Data records:
## Start
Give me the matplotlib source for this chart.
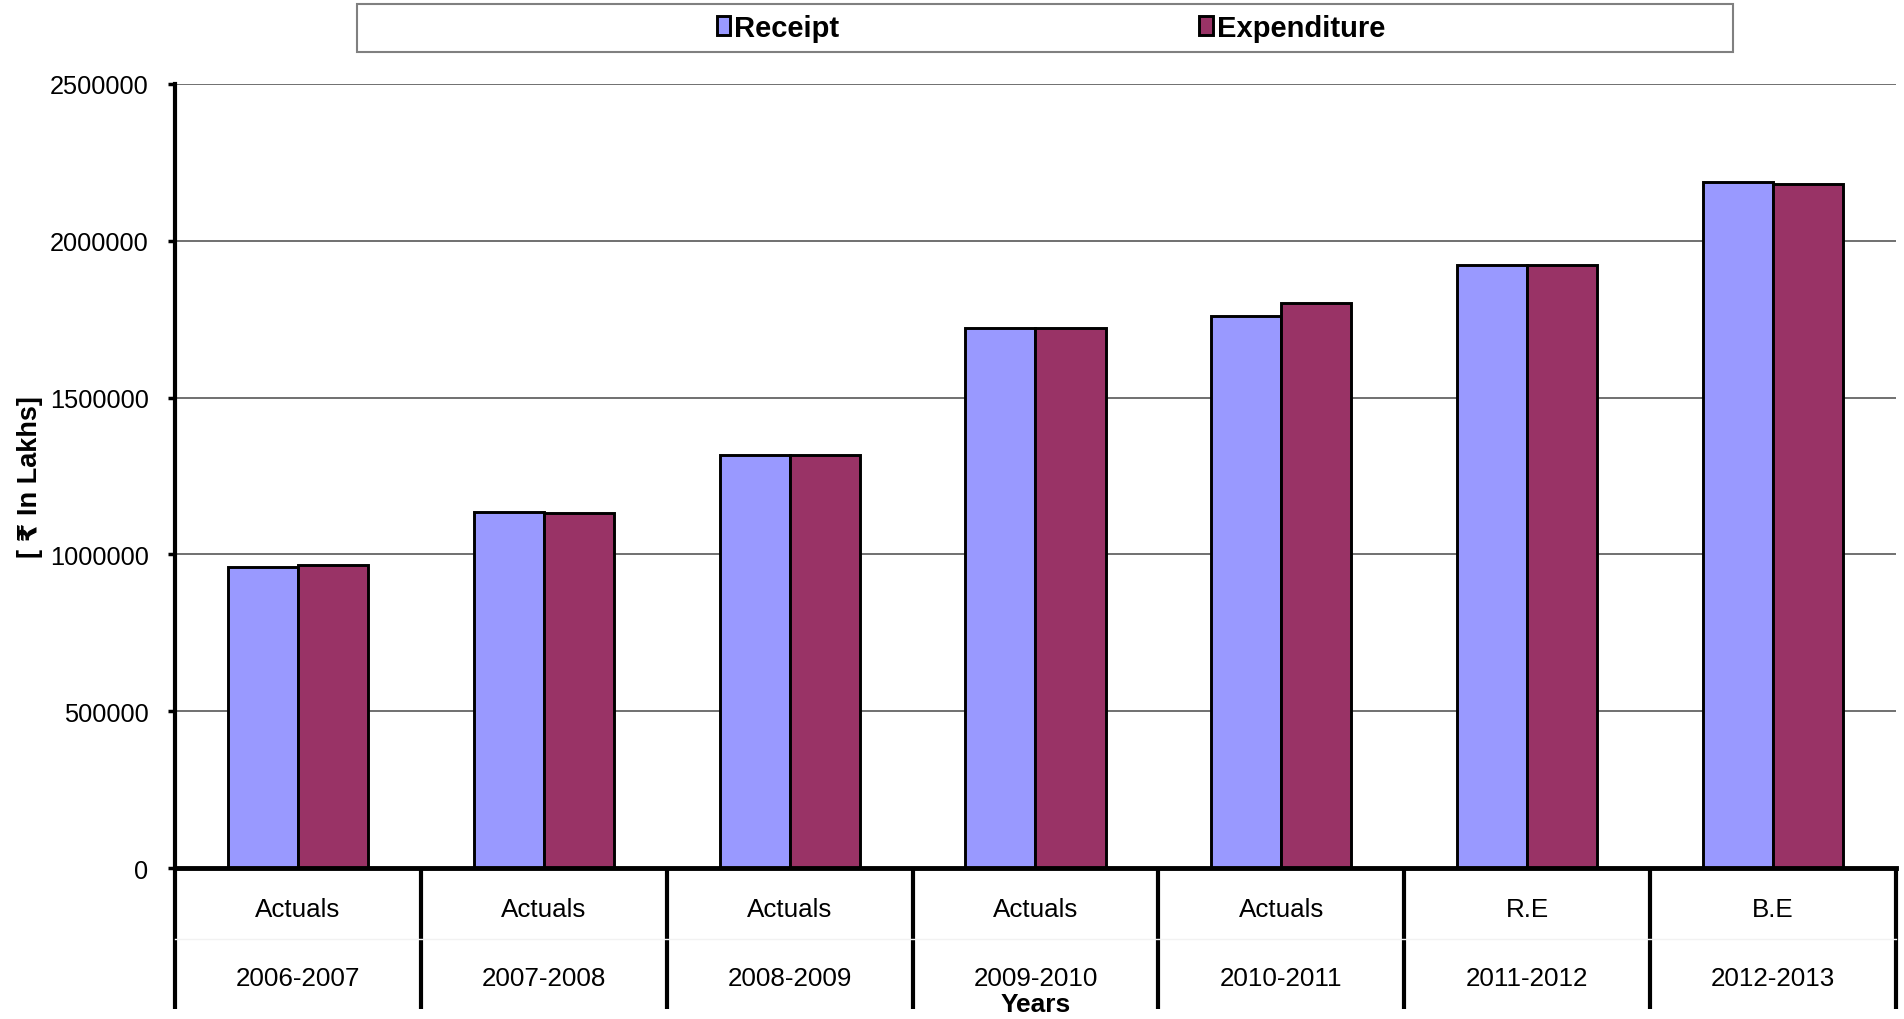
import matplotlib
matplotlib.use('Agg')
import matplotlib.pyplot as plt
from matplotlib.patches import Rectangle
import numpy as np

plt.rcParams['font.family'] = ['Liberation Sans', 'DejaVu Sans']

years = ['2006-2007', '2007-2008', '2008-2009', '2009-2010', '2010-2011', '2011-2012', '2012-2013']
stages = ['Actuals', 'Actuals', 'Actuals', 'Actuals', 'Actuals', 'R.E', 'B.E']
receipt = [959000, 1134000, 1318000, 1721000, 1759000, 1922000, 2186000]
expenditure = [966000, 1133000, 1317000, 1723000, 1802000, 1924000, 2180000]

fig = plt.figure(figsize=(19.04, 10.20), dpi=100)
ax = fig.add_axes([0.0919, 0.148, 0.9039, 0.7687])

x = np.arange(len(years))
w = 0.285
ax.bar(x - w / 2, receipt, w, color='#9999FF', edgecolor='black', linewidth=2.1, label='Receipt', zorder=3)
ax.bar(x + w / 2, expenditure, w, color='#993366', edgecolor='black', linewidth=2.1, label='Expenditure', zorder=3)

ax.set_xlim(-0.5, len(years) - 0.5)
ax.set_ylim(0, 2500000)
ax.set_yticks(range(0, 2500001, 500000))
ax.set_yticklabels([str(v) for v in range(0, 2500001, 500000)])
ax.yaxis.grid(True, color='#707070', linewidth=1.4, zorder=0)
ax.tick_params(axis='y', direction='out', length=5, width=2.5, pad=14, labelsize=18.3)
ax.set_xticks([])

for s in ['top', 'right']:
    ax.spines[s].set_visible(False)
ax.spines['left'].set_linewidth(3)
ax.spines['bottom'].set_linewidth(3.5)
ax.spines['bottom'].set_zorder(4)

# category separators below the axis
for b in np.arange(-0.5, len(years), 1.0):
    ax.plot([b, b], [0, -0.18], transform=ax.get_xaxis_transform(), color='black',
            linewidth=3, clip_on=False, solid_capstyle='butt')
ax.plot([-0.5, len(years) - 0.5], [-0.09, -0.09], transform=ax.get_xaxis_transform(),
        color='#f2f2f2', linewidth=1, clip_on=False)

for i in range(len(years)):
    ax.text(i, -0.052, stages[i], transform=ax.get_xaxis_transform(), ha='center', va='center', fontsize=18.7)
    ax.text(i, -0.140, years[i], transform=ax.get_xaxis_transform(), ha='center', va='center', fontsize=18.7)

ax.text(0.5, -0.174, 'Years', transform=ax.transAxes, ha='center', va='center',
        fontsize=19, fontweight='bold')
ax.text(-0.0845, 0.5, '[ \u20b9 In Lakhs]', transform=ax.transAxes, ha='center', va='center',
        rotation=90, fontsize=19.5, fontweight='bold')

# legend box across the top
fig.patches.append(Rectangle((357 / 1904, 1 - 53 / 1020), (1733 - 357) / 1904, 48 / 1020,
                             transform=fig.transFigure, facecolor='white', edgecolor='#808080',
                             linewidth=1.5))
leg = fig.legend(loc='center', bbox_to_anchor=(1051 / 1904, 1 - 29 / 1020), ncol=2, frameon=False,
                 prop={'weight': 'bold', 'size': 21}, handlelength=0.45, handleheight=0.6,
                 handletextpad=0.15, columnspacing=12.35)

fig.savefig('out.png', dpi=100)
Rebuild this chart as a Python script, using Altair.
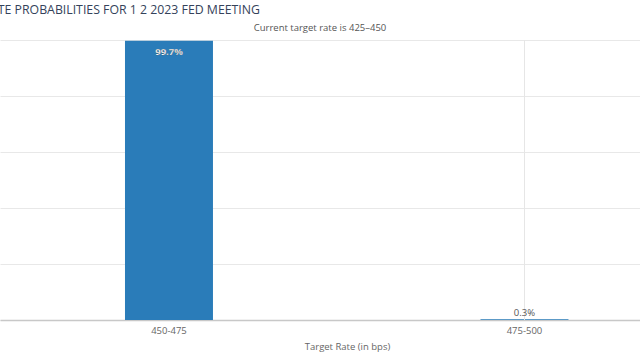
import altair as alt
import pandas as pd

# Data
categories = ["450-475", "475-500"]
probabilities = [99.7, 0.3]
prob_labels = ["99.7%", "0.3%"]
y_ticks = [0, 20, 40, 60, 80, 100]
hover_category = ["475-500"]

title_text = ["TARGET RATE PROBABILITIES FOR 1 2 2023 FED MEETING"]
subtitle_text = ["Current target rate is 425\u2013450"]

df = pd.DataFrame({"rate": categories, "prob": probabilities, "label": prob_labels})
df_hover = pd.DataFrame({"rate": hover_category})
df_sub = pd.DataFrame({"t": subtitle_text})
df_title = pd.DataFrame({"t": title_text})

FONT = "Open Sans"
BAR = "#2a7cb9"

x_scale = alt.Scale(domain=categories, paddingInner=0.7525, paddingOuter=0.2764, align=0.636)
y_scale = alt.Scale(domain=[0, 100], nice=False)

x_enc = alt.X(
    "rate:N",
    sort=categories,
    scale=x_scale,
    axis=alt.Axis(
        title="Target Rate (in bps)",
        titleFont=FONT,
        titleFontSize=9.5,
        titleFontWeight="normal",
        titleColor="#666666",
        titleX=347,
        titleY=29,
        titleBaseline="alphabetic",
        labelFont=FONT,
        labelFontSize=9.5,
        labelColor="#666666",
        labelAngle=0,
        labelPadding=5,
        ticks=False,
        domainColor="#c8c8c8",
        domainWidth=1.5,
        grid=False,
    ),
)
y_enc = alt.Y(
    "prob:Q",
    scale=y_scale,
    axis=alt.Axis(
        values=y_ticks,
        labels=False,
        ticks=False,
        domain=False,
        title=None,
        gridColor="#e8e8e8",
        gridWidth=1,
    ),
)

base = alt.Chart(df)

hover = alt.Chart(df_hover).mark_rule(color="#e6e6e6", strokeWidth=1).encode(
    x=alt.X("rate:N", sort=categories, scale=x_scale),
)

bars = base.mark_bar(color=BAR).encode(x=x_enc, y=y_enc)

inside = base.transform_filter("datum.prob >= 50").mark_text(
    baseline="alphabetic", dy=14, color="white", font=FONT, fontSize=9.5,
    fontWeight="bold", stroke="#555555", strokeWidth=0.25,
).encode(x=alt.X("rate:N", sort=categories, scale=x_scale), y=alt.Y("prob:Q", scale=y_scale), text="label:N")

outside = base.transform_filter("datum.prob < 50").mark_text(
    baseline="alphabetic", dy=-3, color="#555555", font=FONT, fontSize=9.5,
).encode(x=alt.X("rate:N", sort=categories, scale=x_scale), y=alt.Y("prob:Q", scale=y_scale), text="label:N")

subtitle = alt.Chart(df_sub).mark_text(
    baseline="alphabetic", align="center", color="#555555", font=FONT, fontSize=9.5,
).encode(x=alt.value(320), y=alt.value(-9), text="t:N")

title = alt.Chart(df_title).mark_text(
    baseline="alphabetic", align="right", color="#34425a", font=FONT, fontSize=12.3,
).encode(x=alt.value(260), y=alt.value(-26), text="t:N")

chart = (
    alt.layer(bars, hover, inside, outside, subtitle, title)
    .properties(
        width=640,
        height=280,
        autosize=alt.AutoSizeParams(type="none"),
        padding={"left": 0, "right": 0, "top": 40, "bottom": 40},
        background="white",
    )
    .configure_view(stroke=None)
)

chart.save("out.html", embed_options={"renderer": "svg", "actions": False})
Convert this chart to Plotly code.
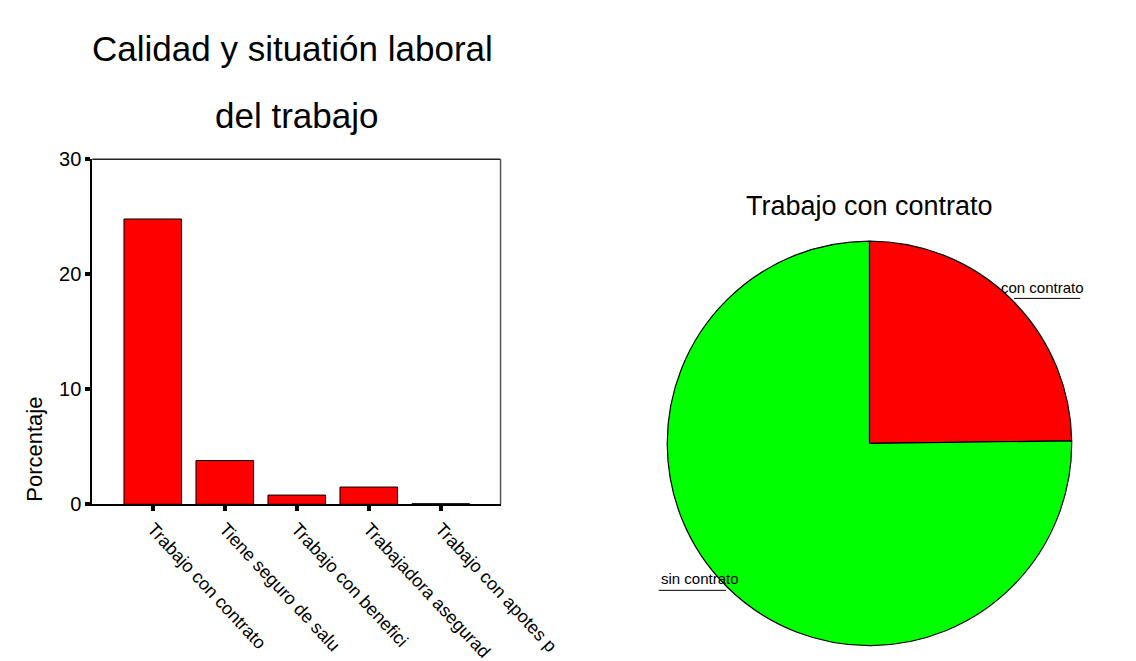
## End
- _What is expected_: Omit pictures; set down the rest of the material word for word.

- _Task result_:
Give me the matplotlib source for this chart.
import matplotlib
matplotlib.use('Agg')
import matplotlib.pyplot as plt
from matplotlib.patches import Rectangle
import numpy as np

plt.rcParams['font.family'] = ['Liberation Sans', 'DejaVu Sans']

years = ['2006-2007', '2007-2008', '2008-2009', '2009-2010', '2010-2011', '2011-2012', '2012-2013']
stages = ['Actuals', 'Actuals', 'Actuals', 'Actuals', 'Actuals', 'R.E', 'B.E']
receipt = [959000, 1134000, 1318000, 1721000, 1759000, 1922000, 2186000]
expenditure = [966000, 1133000, 1317000, 1723000, 1802000, 1924000, 2180000]

fig = plt.figure(figsize=(19.04, 10.20), dpi=100)
ax = fig.add_axes([0.0919, 0.148, 0.9039, 0.7687])

x = np.arange(len(years))
w = 0.285
ax.bar(x - w / 2, receipt, w, color='#9999FF', edgecolor='black', linewidth=2.1, label='Receipt', zorder=3)
ax.bar(x + w / 2, expenditure, w, color='#993366', edgecolor='black', linewidth=2.1, label='Expenditure', zorder=3)

ax.set_xlim(-0.5, len(years) - 0.5)
ax.set_ylim(0, 2500000)
ax.set_yticks(range(0, 2500001, 500000))
ax.set_yticklabels([str(v) for v in range(0, 2500001, 500000)])
ax.yaxis.grid(True, color='#707070', linewidth=1.4, zorder=0)
ax.tick_params(axis='y', direction='out', length=5, width=2.5, pad=14, labelsize=18.3)
ax.set_xticks([])

for s in ['top', 'right']:
    ax.spines[s].set_visible(False)
ax.spines['left'].set_linewidth(3)
ax.spines['bottom'].set_linewidth(3.5)
ax.spines['bottom'].set_zorder(4)

# category separators below the axis
for b in np.arange(-0.5, len(years), 1.0):
    ax.plot([b, b], [0, -0.18], transform=ax.get_xaxis_transform(), color='black',
            linewidth=3, clip_on=False, solid_capstyle='butt')
ax.plot([-0.5, len(years) - 0.5], [-0.09, -0.09], transform=ax.get_xaxis_transform(),
        color='#f2f2f2', linewidth=1, clip_on=False)

for i in range(len(years)):
    ax.text(i, -0.052, stages[i], transform=ax.get_xaxis_transform(), ha='center', va='center', fontsize=18.7)
    ax.text(i, -0.140, years[i], transform=ax.get_xaxis_transform(), ha='center', va='center', fontsize=18.7)

ax.text(0.5, -0.174, 'Years', transform=ax.transAxes, ha='center', va='center',
        fontsize=19, fontweight='bold')
ax.text(-0.0845, 0.5, '[ \u20b9 In Lakhs]', transform=ax.transAxes, ha='center', va='center',
        rotation=90, fontsize=19.5, fontweight='bold')

# legend box across the top
fig.patches.append(Rectangle((357 / 1904, 1 - 53 / 1020), (1733 - 357) / 1904, 48 / 1020,
                             transform=fig.transFigure, facecolor='white', edgecolor='#808080',
                             linewidth=1.5))
leg = fig.legend(loc='center', bbox_to_anchor=(1051 / 1904, 1 - 29 / 1020), ncol=2, frameon=False,
                 prop={'weight': 'bold', 'size': 21}, handlelength=0.45, handleheight=0.6,
                 handletextpad=0.15, columnspacing=12.35)

fig.savefig('out.png', dpi=100)
Rebuild this chart as a Python script, using Altair.
import altair as alt
import pandas as pd

# Data
categories = ["450-475", "475-500"]
probabilities = [99.7, 0.3]
prob_labels = ["99.7%", "0.3%"]
y_ticks = [0, 20, 40, 60, 80, 100]
hover_category = ["475-500"]

title_text = ["TARGET RATE PROBABILITIES FOR 1 2 2023 FED MEETING"]
subtitle_text = ["Current target rate is 425\u2013450"]

df = pd.DataFrame({"rate": categories, "prob": probabilities, "label": prob_labels})
df_hover = pd.DataFrame({"rate": hover_category})
df_sub = pd.DataFrame({"t": subtitle_text})
df_title = pd.DataFrame({"t": title_text})

FONT = "Open Sans"
BAR = "#2a7cb9"

x_scale = alt.Scale(domain=categories, paddingInner=0.7525, paddingOuter=0.2764, align=0.636)
y_scale = alt.Scale(domain=[0, 100], nice=False)

x_enc = alt.X(
    "rate:N",
    sort=categories,
    scale=x_scale,
    axis=alt.Axis(
        title="Target Rate (in bps)",
        titleFont=FONT,
        titleFontSize=9.5,
        titleFontWeight="normal",
        titleColor="#666666",
        titleX=347,
        titleY=29,
        titleBaseline="alphabetic",
        labelFont=FONT,
        labelFontSize=9.5,
        labelColor="#666666",
        labelAngle=0,
        labelPadding=5,
        ticks=False,
        domainColor="#c8c8c8",
        domainWidth=1.5,
        grid=False,
    ),
)
y_enc = alt.Y(
    "prob:Q",
    scale=y_scale,
    axis=alt.Axis(
        values=y_ticks,
        labels=False,
        ticks=False,
        domain=False,
        title=None,
        gridColor="#e8e8e8",
        gridWidth=1,
    ),
)

base = alt.Chart(df)

hover = alt.Chart(df_hover).mark_rule(color="#e6e6e6", strokeWidth=1).encode(
    x=alt.X("rate:N", sort=categories, scale=x_scale),
)

bars = base.mark_bar(color=BAR).encode(x=x_enc, y=y_enc)

inside = base.transform_filter("datum.prob >= 50").mark_text(
    baseline="alphabetic", dy=14, color="white", font=FONT, fontSize=9.5,
    fontWeight="bold", stroke="#555555", strokeWidth=0.25,
).encode(x=alt.X("rate:N", sort=categories, scale=x_scale), y=alt.Y("prob:Q", scale=y_scale), text="label:N")

outside = base.transform_filter("datum.prob < 50").mark_text(
    baseline="alphabetic", dy=-3, color="#555555", font=FONT, fontSize=9.5,
).encode(x=alt.X("rate:N", sort=categories, scale=x_scale), y=alt.Y("prob:Q", scale=y_scale), text="label:N")

subtitle = alt.Chart(df_sub).mark_text(
    baseline="alphabetic", align="center", color="#555555", font=FONT, fontSize=9.5,
).encode(x=alt.value(320), y=alt.value(-9), text="t:N")

title = alt.Chart(df_title).mark_text(
    baseline="alphabetic", align="right", color="#34425a", font=FONT, fontSize=12.3,
).encode(x=alt.value(260), y=alt.value(-26), text="t:N")

chart = (
    alt.layer(bars, hover, inside, outside, subtitle, title)
    .properties(
        width=640,
        height=280,
        autosize=alt.AutoSizeParams(type="none"),
        padding={"left": 0, "right": 0, "top": 40, "bottom": 40},
        background="white",
    )
    .configure_view(stroke=None)
)

chart.save("out.html", embed_options={"renderer": "svg", "actions": False})
Convert this chart to Plotly code.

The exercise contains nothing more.